Pela primeira vez em sua história, a Jornada Nacional de Literatura desiste de uma edição por falta de patrocínio. O orçamento inicial era de R$ 3,5 milhões, valor que poderia ser captado por meio das leis Rouanet e de Incentivo à Cultura (RS). Com as dificuldades iniciais, diminuíram para R$ 3 milhões. Depois, para R$ 2,5 milhões. Não adiantou.

Nunca foi fácil organizá-la e, nas últimas três décadas, houve momentos em que Tânia Rösing, a idealizadora e coordenadora do evento, pensou em se resignar.

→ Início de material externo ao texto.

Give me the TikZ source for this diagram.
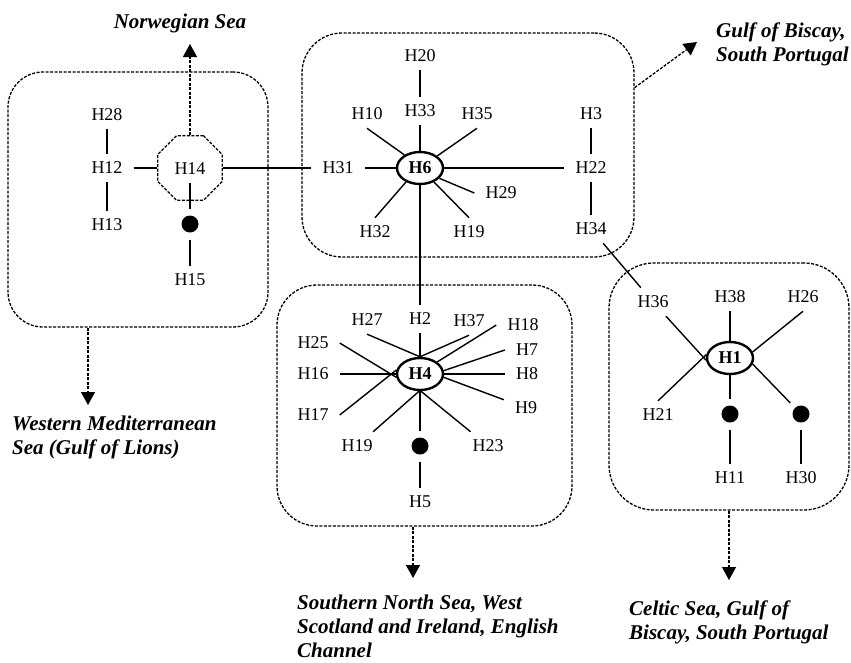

Mas, mesmo aos trancos e barrancos, as lonas de circo eram montadas ano sim, ano não no câmpus da Universidade de Passo Fundo, para que 18 mil crianças e adolescentes e entre 3 mil e 5 mil professores pudessem participar de encontros com escritores e pesquisadores. A semana do evento costuma ser o encerramento de uma etapa do grande projeto de formação de leitores que é a Jornada – iniciado em sala de aula com a leitura de obras literárias e com trabalhos feitos a partir desses livros. A prática é constante nas escolas da região – em ano de Jornada ou não. 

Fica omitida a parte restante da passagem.